Der Feind Nummer eins

Lagarde wird  von den wirtschaftlich schwachen EU-Staaten unterstützt, die auf Einschränkungen der deutschen Wettbewerbsvorteile drängen. Vor allem in Italien ist Deutschland zum Feind Nummer eins aufgerückt, das mit seinem exportorientierten Wirtschaftsmodell sein Wachstum „auf Kosten anderer Euro-Staaten“ antreibe. Das ist sogar Lagarde zu dumm:  Deutschland habe eben seine Hausaufgaben gut erledigt und die Wettbewerbsfähigkeit erhöht, sagte sie, setzt aber hinzu: „Wir brauchen offensichtlich eine bessere Angleichung.“

Dazu empfiehlt die IWF-Direktorin  eine Angleichung der Löhne in der Euro-Gruppe. Dabei ignoriert sie, dass in Deutschland die Löhne von den Tarifvertragspartnern ausgehandelt und nicht zentralstaatlich verordnet werden können. Die deutsche Industrie ist trotz der relativen Lohnzurückhaltung der vergangenen Jahre bei den Lohnkosten weiterhin an der Weltspitze. „Soll die Exportwirtschaft jetzt irgendwie dazu angehalten werden,  mehr unattraktive Güter herzustellen?“, fragt der deutsche Regierungssprecher sarkastisch.

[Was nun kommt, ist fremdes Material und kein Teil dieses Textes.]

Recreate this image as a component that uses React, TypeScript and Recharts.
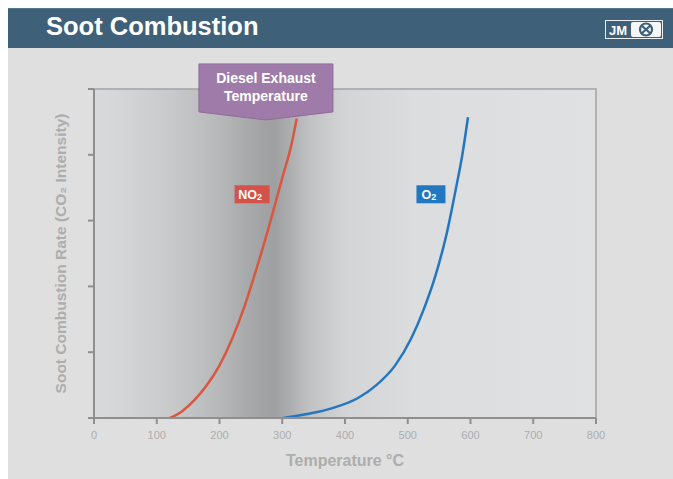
import React from 'react'
import {
  LineChart, Line, XAxis, YAxis, ReferenceArea, ReferenceDot,
} from 'recharts'

// temperature (°C) vs relative combustion rate
const no2Temps = [121, 140, 160, 180, 200, 220, 240, 260, 280, 300, 315, 323]
const no2Rates = [0, 0.1, 0.27, 0.5, 0.8, 1.2, 1.7, 2.3, 2.95, 3.65, 4.17, 4.55]
const o2Temps = [302, 340, 380, 420, 450, 480, 505, 525, 545, 562, 576, 587, 596]
const o2Rates = [0, 0.06, 0.15, 0.3, 0.5, 0.8, 1.2, 1.64, 2.19, 2.8, 3.45, 4.0, 4.57]
const xTicks = [0, 100, 200, 300, 400, 500, 600, 700, 800]
const yTicks = [0, 1, 2, 3, 4, 5]

const no2Data = no2Temps.map((t, i) => ({ temp: t, rate: no2Rates[i] }))
const o2Data = o2Temps.map((t, i) => ({ temp: t, rate: o2Rates[i] }))

const FONT = '"Liberation Sans", Arial, sans-serif'
const HEADER = '#3e6079'
const PANEL = '#dfdfdf'
const AXIS = '#8f8f8f'
const TEXT = '#adadad'

function Callout(props: any) {
  const { cx, cy } = props
  const w = 134
  const top = cy - 56
  const shoulder = cy - 8
  const pts = [
    [cx - w / 2, top], [cx + w / 2, top], [cx + w / 2, shoulder],
    [cx, cy], [cx - w / 2, shoulder],
  ].map((p) => p.join(',')).join(' ')
  return (
    <g>
      <polygon points={pts} fill="#9f7ba9" stroke="#8f6c99" strokeWidth={1} strokeLinejoin="round" />
      <text x={cx} y={top + 19} textAnchor="middle" fill="#fff" fontSize={14} fontWeight="bold" fontFamily={FONT}>
        Diesel Exhaust
      </text>
      <text x={cx} y={top + 37} textAnchor="middle" fill="#fff" fontSize={14} fontWeight="bold" fontFamily={FONT}>
        Temperature
      </text>
    </g>
  )
}

function Tag(props: any) {
  const { cx, cy, color, main, sub, w } = props
  return (
    <g>
      <rect x={cx - w / 2} y={cy - 9} width={w} height={18} fill={color} />
      <text x={cx - 2} y={cy + 4.5} textAnchor="middle" fill="#fff" fontSize={12.5} fontWeight="bold" fontFamily={FONT}>
        {main}
        <tspan fontSize={9} dy={1}>{sub}</tspan>
      </text>
    </g>
  )
}

function Logo() {
  return (
    <svg width={58} height={19} style={{ position: 'absolute', left: 597, top: 11 }}>
      <rect x={0.5} y={0.5} width={57} height={18} fill="none" stroke="#e8eef2" strokeWidth={1} />
      <text x={13} y={14.5} textAnchor="middle" fill="#fff" fontSize={13} fontWeight="bold" fontFamily={FONT}>JM</text>
      <rect x={26} y={2} width={30} height={15} rx={2} fill="#f4f6f8" />
      <circle cx={41} cy={9.5} r={6} fill="none" stroke={HEADER} strokeWidth={2.2} />
      <line x1={36} y1={5} x2={46} y2={14} stroke={HEADER} strokeWidth={2.2} />
      <line x1={46} y1={5} x2={36} y2={14} stroke={HEADER} strokeWidth={2.2} />
    </svg>
  )
}

export default function App() {
  return (
    <div
      style={{
        position: 'fixed', left: 8, top: 8, width: 665, height: 471,
        background: PANEL, fontFamily: FONT, overflow: 'hidden',
      }}
    >
      <div
        style={{
          position: 'absolute', left: 0, top: 0, width: 665, height: 40,
          background: HEADER, borderTop: '1px solid #58778d', boxSizing: 'border-box',
        }}
      >
        <div style={{ position: 'absolute', left: 38, top: 3, color: '#fff', fontSize: 25.5, fontWeight: 'bold', fontFamily: FONT }}>
          Soot Combustion
        </div>
        <Logo />
      </div>
      <div style={{ position: 'absolute', left: 0, top: 0 }}>
        <LineChart width={665} height={471} margin={{ top: 81, right: 77, bottom: 11, left: 0 }}>
          <defs>
            <linearGradient id="plotBg" x1="0" y1="0" x2="1" y2="0">
              <stop offset="0" stopColor="#d9dadb" />
              <stop offset="0.06" stopColor="#d3d5d6" />
              <stop offset="0.16" stopColor="#c6c8c9" />
              <stop offset="0.24" stopColor="#b8babb" />
              <stop offset="0.31" stopColor="#a6a8aa" />
              <stop offset="0.36" stopColor="#9d9fa1" />
              <stop offset="0.385" stopColor="#a9abad" />
              <stop offset="0.43" stopColor="#c0c2c4" />
              <stop offset="0.5" stopColor="#d2d4d5" />
              <stop offset="0.64" stopColor="#dcdddf" />
              <stop offset="1" stopColor="#e0e1e2" />
            </linearGradient>
          </defs>
          <ReferenceArea
            x1={0} x2={800} y1={0} y2={5}
            fill="url(#plotBg)" fillOpacity={1}
            stroke="#a3a3a3" strokeWidth={1.5}
            ifOverflow="visible"
          />
          <XAxis
            type="number"
            dataKey="temp"
            domain={[0, 800]}
            ticks={xTicks}
            allowDataOverflow
            stroke={AXIS}
            strokeWidth={2}
            tickSize={6}
            tickMargin={7}
            height={50}
            tick={{ fontSize: 11, fill: TEXT, fontFamily: FONT }}
            label={{
              value: 'Temperature °C', position: 'insideBottom', offset: 2,
              fill: TEXT, fontSize: 16, fontWeight: 'bold', fontFamily: FONT,
            }}
          />
          <YAxis
            type="number"
            domain={[0, 5]}
            ticks={yTicks}
            width={86}
            stroke={AXIS}
            strokeWidth={2}
            tickSize={6}
            tickFormatter={() => ''}
            label={{
              value: 'Soot Combustion Rate  (CO₂ Intensity)', angle: -90, position: 'center', dx: 9,
              fill: TEXT, fontSize: 15.5, fontWeight: 'bold', fontFamily: FONT,
            }}
          />
          <Line
            data={no2Data}
            dataKey="rate"
            type="monotone"
            stroke="#d9573f"
            strokeWidth={2.5}
            dot={false}
            isAnimationActive={false}
          />
          <Line
            data={o2Data}
            dataKey="rate"
            type="monotone"
            stroke="#2476c0"
            strokeWidth={2.5}
            dot={false}
            isAnimationActive={false}
          />
          <ReferenceDot
            x={252} y={3.4} ifOverflow="visible"
            shape={(p: any) => <Tag {...p} color="#d5524a" main="NO" sub="2" w={35} />}
          />
          <ReferenceDot
            x={537} y={3.4} ifOverflow="visible"
            shape={(p: any) => <Tag {...p} color="#1f78c1" main="O" sub="2" w={29} />}
          />
          <ReferenceDot x={274} y={4.53} ifOverflow="visible" shape={(p: any) => <Callout {...p} />} />
        </LineChart>
      </div>
    </div>
  )
}
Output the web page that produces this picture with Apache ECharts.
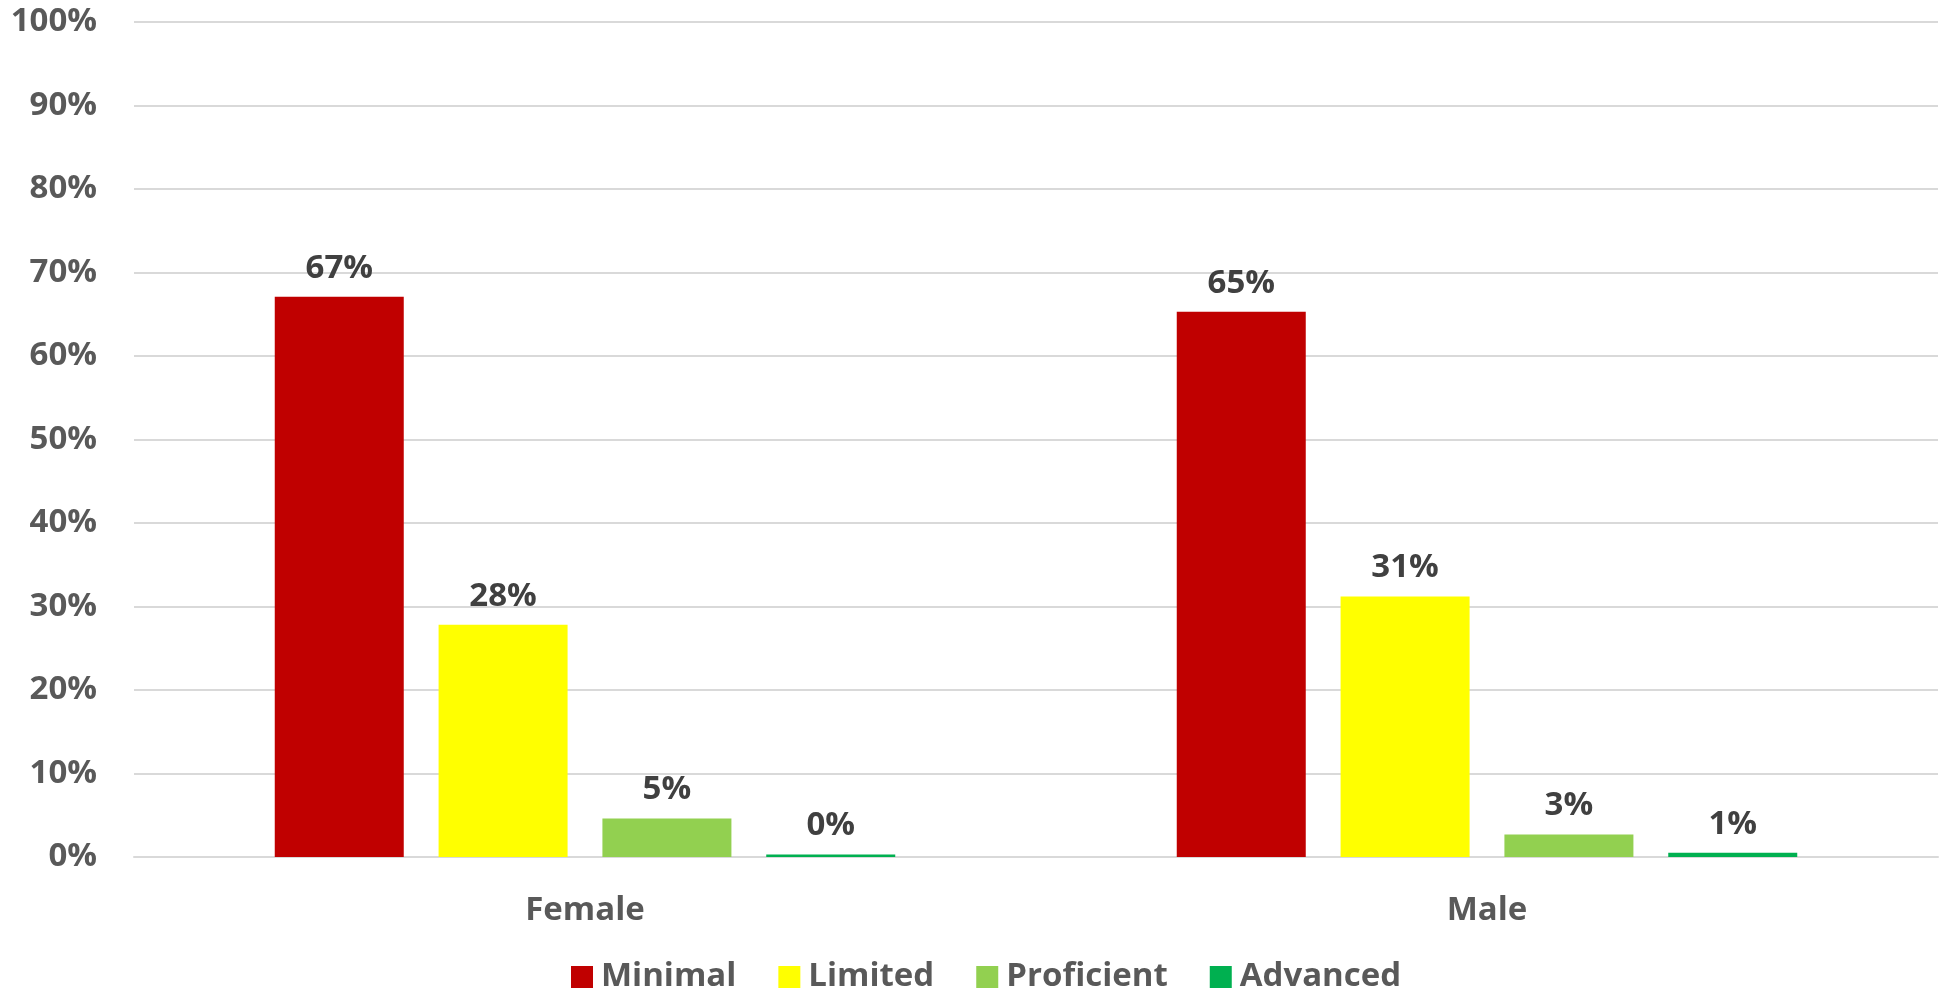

Deutschland habe einen sehr starken und innovativen Mittelstand. Daher stelle sich eher die Frage, warum das andere Länder nicht auch erreichen können.

Import und Konsum

Den Deutschen wird vorgeworfen, zu wenig zu importieren und zu konsumieren. Das ist aber kein Ergebnis einer wirtschaftspolitischen Strategie, sondern der Entscheidungen von Unternehmen, Arbeitnehmern und Konsumenten. Sollen die deutschen Autofahrer womöglich einen Fiat statt eines VW Golf kaufen oder einen Peugeot statt eines BMW? Gerade hat VW übrigens für das erste Quartal 2017 einen hohen Gewinn ausgewiesen, der hauptsächlich dem neuen Tiguan zu verdanken ist. Wer hindert die italienische oder französische Konkurrenz  daran, auch ein solches Erfolgsmodell zu  bauen, um das sich die Käufer in Deutschland dann reißen würden?

Schrumpfende französische Industrie

Die schrumpfende französische Industrie ist jedenfalls kein Vorbild für das  Überleben in einer globalisierten Wirtschaftswelt. Über den Erfolg im Welthandel bestimmen unzählige Entscheidungen von Verbrauchern, Unternehmen und Arbeitnehmern.  Ohne die Leistungsbilanzdefizite von Ländern, die auf Pump konsumieren, könnte es die Überschüsse von Exportnationen nicht geben.